= Galeria gens =

Ancient Roman family

The gens Galeria was a Roman family of Imperial times. The family first rose to prominence under the Julio-Claudian dynasty, but the most illustrious person of the name was the emperor Galerius, one of the heirs of Diocletian, who reigned from AD 305 to 311, although he cannot have been a direct descendant of the earlier family.
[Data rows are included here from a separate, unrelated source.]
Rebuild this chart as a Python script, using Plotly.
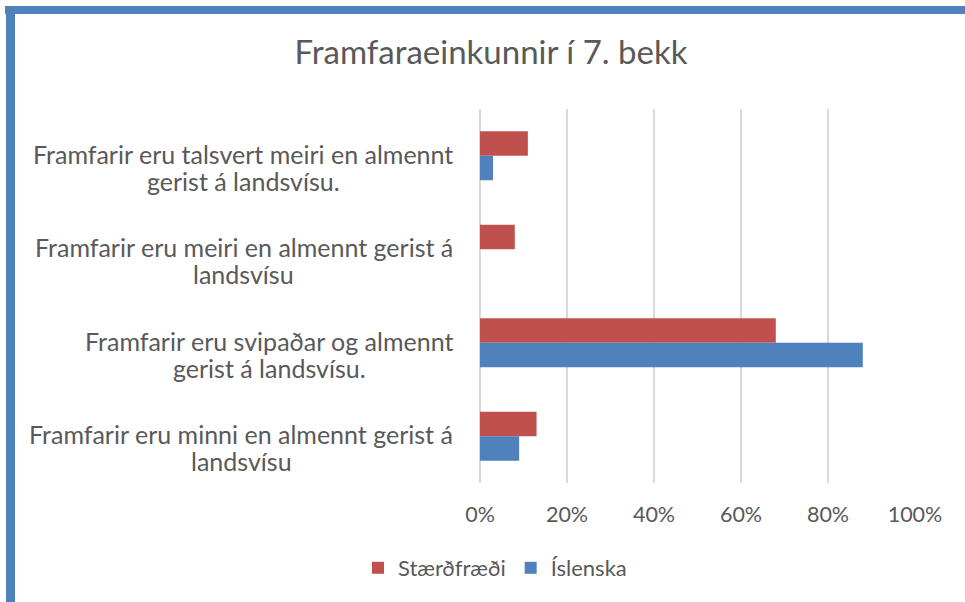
import plotly.graph_objects as go

line1 = [
    "Framfarir eru talsvert meiri en almennt",
    "Framfarir eru meiri en almennt gerist á",
    "Framfarir eru svipaðar og almennt",
    "Framfarir eru minni en almennt gerist á",
]
line2 = [
    "gerist á landsvísu.",
    "landsvísu",
    "gerist á landsvísu.",
    "landsvísu",
]
cat_keys = ["c1", "c2", "c3", "c4"]
staerdfraedi = [0.11, 0.08, 0.68, 0.13]
islenska = [0.03, 0.0, 0.88, 0.09]
tick_vals = [0, 0.2, 0.4, 0.6, 0.8, 1.0]
tick_text = ["0%", "20%", "40%", "60%", "80%", "100%"]

W, H = 965, 602
L, R, T, B = 480, 50, 109, 119
PW, PH = W - L - R, H - T - B

def px_x(px):
    return (px - L) / PW

def px_y(py):
    return 1 - (py - T) / PH

FONT = "Lato"
GREY = "#595959"
label_centers = [243, 244, 269, 241]

fig = go.Figure()
fig.add_trace(go.Bar(y=cat_keys, x=staerdfraedi, orientation="h", name="Stærðfræði",
                     marker=dict(color="#C0504D", line=dict(width=0))))
fig.add_trace(go.Bar(y=cat_keys, x=islenska, orientation="h", name="Íslenska",
                     marker=dict(color="#4F81BD", line=dict(width=0))))

annotations = []
for key, a, b, cx in zip(cat_keys, line1, line2, label_centers):
    annotations.append(dict(
        x=px_x(cx), xref="paper", y=key, yref="y", text=a, showarrow=False,
        xanchor="center", yanchor="middle", yshift=2,
        font=dict(family=FONT, size=25, color=GREY),
    ))
    annotations.append(dict(
        x=px_x(cx), xref="paper", y=key, yref="y", text=b, showarrow=False,
        xanchor="center", yanchor="middle", yshift=-25,
        font=dict(family=FONT, size=25, color=GREY),
    ))

shapes = [
    dict(type="rect", xref="paper", yref="paper", x0=px_x(5), x1=px_x(966),
         y0=px_y(14), y1=px_y(6), fillcolor="#4F81BD", line=dict(width=0), layer="above"),
    dict(type="rect", xref="paper", yref="paper", x0=px_x(6), x1=px_x(15),
         y0=px_y(603), y1=px_y(6), fillcolor="#4F81BD", line=dict(width=0), layer="above"),
]

fig.update_layout(
    width=W, height=H,
    margin=dict(l=L, r=R, t=T, b=B),
    paper_bgcolor="white", plot_bgcolor="white",
    barmode="group", bargap=0.476, bargroupgap=0,
    title=dict(text="Framfaraeinkunnir í 7. bekk", x=491 / W, xanchor="center",
               y=1 - 52 / H, yanchor="middle",
               font=dict(family=FONT, size=33, color=GREY)),
    xaxis=dict(range=[0, 1.0], tickvals=tick_vals, ticktext=tick_text,
               showgrid=True, gridcolor="#D9D9D9", gridwidth=1.5,
               zeroline=True, zerolinecolor="#D9D9D9", zerolinewidth=1.5,
               ticks="outside", ticklen=12, tickcolor="rgba(0,0,0,0)",
               tickfont=dict(family=FONT, size=21.5, color=GREY), fixedrange=True),
    yaxis=dict(categoryorder="array", categoryarray=cat_keys, autorange="reversed",
               showticklabels=False, showgrid=False, zeroline=False, fixedrange=True),
    legend=dict(orientation="h", x=px_x(495), xanchor="center", y=px_y(568), yanchor="middle",
                font=dict(family=FONT, size=22, color=GREY), traceorder="normal"),
    annotations=annotations,
    shapes=shapes,
    showlegend=True,
)

fig.write_html("out.html", config={"displayModeBar": False},
               post_script="document.body.style.margin='0';")
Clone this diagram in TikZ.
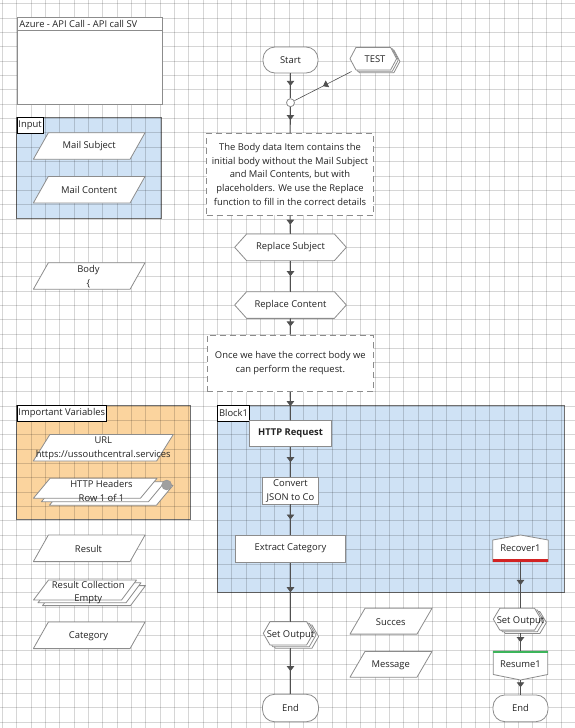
\documentclass[tikz,border=0pt]{standalone}
\usepackage{fontspec}
\setmainfont{Open Sans}
\usetikzlibrary{arrows.meta,decorations.markings,calc}
\definecolor{shapec}{RGB}{140,140,140}
\definecolor{linec}{RGB}{80,80,80}
\definecolor{blockblue}{RGB}{207,226,245}
\definecolor{blockorange}{RGB}{251,212,158}
\definecolor{txtc}{RGB}{35,35,35}
\definecolor{recred}{RGB}{210,35,35}
\definecolor{resgreen}{RGB}{60,180,90}
\tikzset{
  shp/.style={draw=shapec, fill=white, line width=0.8pt, line join=round},
  txt/.style={font=\fontsize{9.4}{13.7}\selectfont, text=txtc, align=center, inner sep=0pt},
  holder/.style={rectangle, inner sep=0pt, outer sep=0pt},
  term/.style={rectangle, rounded corners=12pt, draw=shapec, fill=white, line width=0.8pt, txt},
  proc/.style={rectangle, draw=shapec, fill=white, line width=0.8pt, txt},
  notebox/.style={rectangle, draw=shapec, fill=white, line width=0.7pt, dash pattern=on 6pt off 4pt, txt},
  blk/.style={rectangle, draw=shapec!80!black, line width=0.8pt, inner sep=0pt, outer sep=0pt, anchor=north west},
  lbl/.style={rectangle, draw=black, fill=white, line width=0.7pt, anchor=north west, font=\fontsize{9.4}{10}\selectfont, text=txtc, inner xsep=1.4pt, inner ysep=0pt, minimum height=15.5pt},
  gridline/.style={draw=black, opacity=0.16, line width=0.9pt},
  flow/.style={draw=linec, line width=0.8pt, postaction={decorate},
    decoration={markings, mark=at position 0.5 with {\arrow[linec]{Triangle[width=7.5pt,length=5pt]}}}},
}
\newcommand{\Para}[5]{% cx cy hw hh s
  \draw[shp] ({#1-#3-#5/2},{#2+#4}) -- ({#1-#3+#5/2},{#2-#4}) -- ({#1+#3+#5/2},{#2-#4}) -- ({#1+#3-#5/2},{#2+#4}) -- cycle;}
\newcommand{\Hex}[5]{% cx cy hw hh d
  \draw[shp] ({#1-#3},#2) -- ({#1-#3+#5},{#2-#4}) -- ({#1+#3-#5},{#2-#4}) -- ({#1+#3},#2) -- ({#1+#3-#5},{#2+#4}) -- ({#1-#3+#5},{#2+#4}) -- cycle;}
\begin{document}
\begin{tikzpicture}[x=1pt,y=-1pt]
\useasboundingbox (0,0) rectangle (575,728);
\fill[white] (0,0) rectangle (575,728);

% blocks
\node[blk, fill=blockblue, minimum width=145, minimum height=101] (inputblk) at (16.7,117.3) {};
\node[blk, fill=blockorange, minimum width=174, minimum height=114.3] (varblk) at (16.7,405) {};
\node[blk, fill=blockblue, minimum width=346.7, minimum height=187] (block1) at (217.3,405) {};

% grid
\foreach \i in {0,...,39} \draw[gridline] ({2.4+14.33*\i},0) -- ({2.4+14.33*\i},728);
\foreach \j in {0,...,50} \draw[gridline] (0,{3.6+14.37*\j}) -- (575,{3.6+14.37*\j});

% title box
\node[rectangle, draw=shapec, fill=white, line width=0.8pt, minimum width=145.6, minimum height=87, anchor=north west, inner sep=0pt] (titlebox) at (16.7,16.7) {};
\draw[shapec, line width=0.8pt] ($(titlebox.north west)+(0,14)$) -- ($(titlebox.north east)+(0,14)$);
\node[txt, anchor=west] (titletext) at (19.3,24) {Azure - API Call - API call SV};

% block labels
\node[lbl] (inputlbl) at (16.7,117.3) {Input};
\node[lbl] (varlbl) at (16.7,405) {Important Variables};
\node[lbl] (blocklbl) at (217.3,405) {Block1};

% data items
\Para{89.2}{146}{48.35}{13.3}{15}
\node[txt] (mailsubj) at (89.2,146.5) {Mail Subject};
\Para{89.2}{189.7}{48.35}{13.3}{15}
\node[txt] (mailcont) at (89.2,190.2) {Mail Content};
\Para{89.2}{276}{48.35}{13.3}{15}
\node[txt] (body) at (88.5,276.5) {Body\\\{};
\Para{103.3}{447.7}{61.7}{13.3}{16.7}
\node[txt] (url) at (103.3,448.3) {URL\\https://ussouthcentral.services};
\Para{111.2}{495.3}{53.5}{10}{16.7}
\Para{103.2}{491.8}{53.5}{10}{16.7}
\Para{95.2}{488.3}{53.5}{10}{16.7}
\node[circle, fill=gray!75, draw=gray!85, minimum size=10pt, inner sep=0pt] (hhdot) at (166.7,485) {};
\node[txt] (headers) at (101.5,491.3) {HTTP Headers\\Row 1 of 1};
\Para{89.2}{548.3}{48.35}{13.3}{15}
\node[txt] (result) at (88.5,549) {Result};
\Para{94}{595.6}{44}{10}{15}
\Para{89.5}{592.8}{44}{10}{15}
\Para{85}{590}{44}{10}{15}
\node[txt] (rescoll) at (88.3,592.5) {Result Collection\\Empty};
\Para{89.2}{635.3}{48.35}{13.3}{15}
\node[txt] (category) at (88.5,636.3) {Category};
\Para{391}{621.2}{33.5}{12.9}{15}
\node[txt] (succes) at (390.7,621.7) {Succes};
\Para{391}{664.3}{33.5}{12.9}{15}
\node[txt] (message) at (390.7,665) {Message};

% main flow
\node[term, minimum width=55pt, minimum height=26pt] (start) at (290.5,60) {Start};
\Hex{376.6}{61.4}{23.3}{11.3}{6}
\Hex{375}{60}{23.3}{11.3}{6}
\Hex{373.3}{58.7}{23.3}{11.3}{6}
\node[txt, holder, minimum width=48pt, minimum height=24pt] (test) at (375,59.5) {TEST};
\node[circle, draw=shapec, fill=white, line width=0.8pt, minimum size=8pt, inner sep=0pt] (junc) at (290.5,102.7) {};
\node[notebox, minimum width=166.6pt, minimum height=81.7pt] (note1) at (290,174.2) {The Body data Item contains the\\initial body without the Mail Subject\\and Mail Contents, but with\\placeholders. We use the Replace\\function to fill in the correct details};
\Hex{290.5}{247.3}{55.85}{13.35}{12}
\node[txt, holder, minimum width=111.7pt, minimum height=26.7pt] (rsubj) at (290.5,247.3) {Replace Subject};
\Hex{290.5}{305}{55.85}{13.35}{12}
\node[txt, holder, minimum width=111.7pt, minimum height=26.7pt] (rcont) at (290.5,305) {Replace Content};
\node[notebox, minimum width=166pt, minimum height=56.7pt] (note2) at (290.3,363.3) {Once we have the correct body we\\can perform the request.};
\node[proc, minimum width=82.7pt, minimum height=26pt, font=\fontsize{9.4}{13.7}\selectfont\bfseries] (http) at (290.5,433.7) {HTTP Request};
\node[proc, minimum width=56pt, minimum height=26.3pt] (conv) at (290.5,490.8) {Convert\\JSON to Co};
\node[proc, minimum width=110.3pt, minimum height=27.3pt] (extract) at (290.5,548.7) {Extract Category};
\Hex{293.6}{636.6}{25}{11.7}{6.7}
\Hex{291}{635}{25}{11.7}{6.7}
\Hex{288.3}{633.3}{25}{11.7}{6.7}
\node[txt, holder, minimum width=55pt, minimum height=26.6pt] (setout1) at (290.5,635) {Set Output};
\node[term, minimum width=56pt, minimum height=27.4pt] (end1) at (290.5,708) {End};

% recovery flow
\draw[shp] (492.7,540) -- (520.5,535) -- (548.3,540) -- (548.3,561.7) -- (492.7,561.7) -- cycle;
\draw[recred, line width=2.5pt] (492.7,560.4) -- (548.3,560.4);
\node[txt, holder, minimum width=55.6pt, minimum height=26.7pt] (recover) at (520.5,548.3) {Recover1};
\Hex{522.5}{622.5}{23.9}{10.9}{6.5}
\Hex{519.9}{620.9}{23.9}{10.9}{6.5}
\Hex{517.2}{619.2}{23.9}{10.9}{6.5}
\node[txt, holder, minimum width=54pt, minimum height=25pt] (setout2) at (520.5,620.8) {Set Output};
\draw[shp] (493.3,651) -- (547.7,651) -- (547.7,674.5) -- (520.5,680) -- (493.3,674.5) -- cycle;
\draw[resgreen, line width=2.5pt] (493.3,652.2) -- (547.7,652.2);
\node[txt, holder, minimum width=54.4pt, minimum height=29pt] (resume) at (520.5,665.5) {};
\node[txt] (resumetext) at (520.5,664.5) {Resume1};
\node[term, minimum width=55pt, minimum height=26.7pt] (end2) at (520.5,708.3) {End};

% connectors
\draw[flow] (start) -- (junc);
\draw[flow, line width=0.6pt] (test) -- (junc);
\draw[flow] (junc) -- (note1);
\draw[flow] (note1) -- (rsubj);
\draw[flow] (rsubj) -- (rcont);
\draw[flow] (rcont) -- (note2);
\draw[flow] (note2) -- (http);
\draw[flow] (http) -- (conv);
\draw[flow] (conv) -- (extract);
\draw[flow] (extract) -- (setout1);
\draw[flow] (setout1) -- (end1);
\draw[flow] (recover) -- (setout2);
\draw[flow] (setout2) -- (resume);
\draw[flow] (resume) -- (end2);
\end{tikzpicture}
\end{document}
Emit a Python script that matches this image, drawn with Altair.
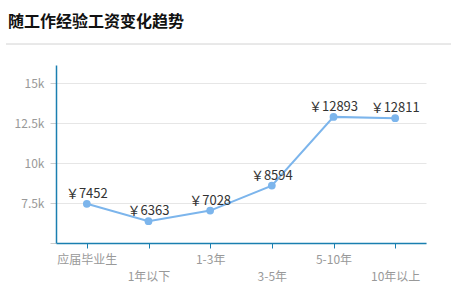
import altair as alt
import pandas as pd

categories = ["应届毕业生", "1年以下", "1-3年", "3-5年", "5-10年", "10年以上"]
salaries = [7452, 6363, 7028, 8594, 12893, 12811]
y_ticks = [5000, 7500, 10000, 12500, 15000]

df = pd.DataFrame({"exp": categories, "salary": salaries})
df["label"] = ["￥" + str(v) for v in salaries]

FONT = "Noto Sans CJK SC"
AXIS_COLOR = "#1a7fb0"
LINE_COLOR = "#7cb5ec"

x_enc = alt.X(
    "exp:N",
    sort=categories,
    scale=alt.Scale(paddingInner=0, paddingOuter=0),
    axis=alt.Axis(
        title=None,
        labelAngle=0,
        labelFont=FONT,
        labelFontSize=12,
        labelColor="#999999",
        labelPadding=6,
        labelLineHeight=17,
        labelExpr="indexof(['1年以下','3-5年','10年以上'], datum.value) >= 0 ? ['', datum.value] : datum.value",
        domainColor=AXIS_COLOR,
        domainWidth=1.5,
        tickColor=AXIS_COLOR,
        tickSize=5,
        grid=False,
    ),
)
y_enc = alt.Y(
    "salary:Q",
    scale=alt.Scale(domain=[5000, 16140], nice=False, zero=False),
    axis=alt.Axis(
        title=None,
        values=y_ticks,
        labelExpr="datum.value == 5000 ? '' : datum.value / 1000 + 'k'",
        labelFont=FONT,
        labelFontSize=12,
        labelColor="#999999",
        labelPadding=6,
        domainColor=AXIS_COLOR,
        domainWidth=1.5,
        tickColor="#cccccc",
        tickSize=6,
        gridColor="#e6e6e6",
        grid=True,
    ),
)

base = alt.Chart(df)
line = base.mark_line(color=LINE_COLOR, strokeWidth=2).encode(x=x_enc, y=y_enc)
points = base.mark_circle(color=LINE_COLOR, size=60, opacity=1).encode(x=x_enc, y=y_enc)
labels = base.mark_text(
    font=FONT, fontSize=13, color="#333333", dy=-6, baseline="alphabetic"
).encode(x=x_enc, y=y_enc, text="label:N")
sep = base.mark_rule(color="#e8e8e8", strokeWidth=1).encode(
    x=alt.value(-50), x2=alt.value(395), y=alt.value(-21)
)

chart = (
    alt.layer(sep, line, points, labels)
    .properties(
        width=370,
        height=178,
        padding={"left": 56, "top": 65, "right": 25, "bottom": 52},
        autosize=alt.AutoSizeParams(type="none"),
        title=alt.TitleParams(
            "随工作经验工资变化趋势",
            anchor="start",
            frame="group",
            font=FONT,
            fontSize=16,
            fontWeight="bold",
            color="#111111",
            dx=-48,
            offset=14,
        ),
    )
    .configure_view(stroke=None)
)

chart.save("out.html", embed_options={"renderer": "svg", "actions": False})
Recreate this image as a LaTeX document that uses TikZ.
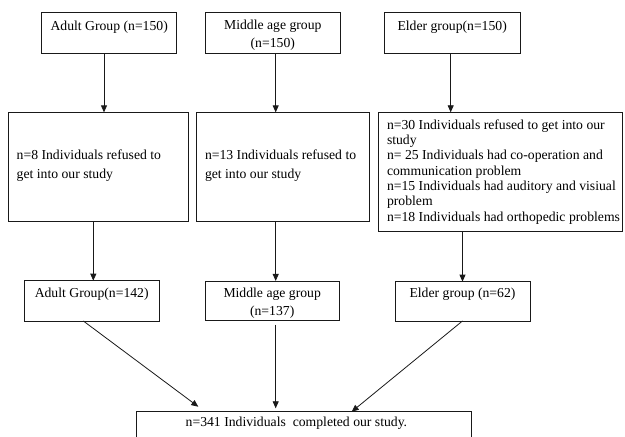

==Branches and cognomina==
The only surnames associated with the early Galerii are Fundanus and Trachalus, but it is not known whether they were personal cognomina, or whether they instead represented distinct families within the gens.

==Members==
- Galeria Copiola, a dancer during the late Republic. She made her debut in 82 BC, and was retired by 55, but was still living in AD 9, at the age of 104.
- Gaius Galerius, prefect of Egypt from AD 16 to 31, during the reign of Tiberius; he was the brother-in-law of Seneca the Elder.
- Galeria Fundana, of a praetorian family, was the second wife of the emperor Vitellius, who died in AD 69.
- Publius Galerius Trachalus, a respected orator, he was consul in AD 68, and subsequently advisor to the emperor Otho. During the reign of Vitellius, he was protected by his relative, Galeria Fundana, the emperor's wife; he may have been proconsul of Africa under Vespasian.
- Galerius Valerius Maximianus, emperor from AD 305 to 311.
- Galerius Valerius Maximinus Daza, emperor from AD 310 to 313.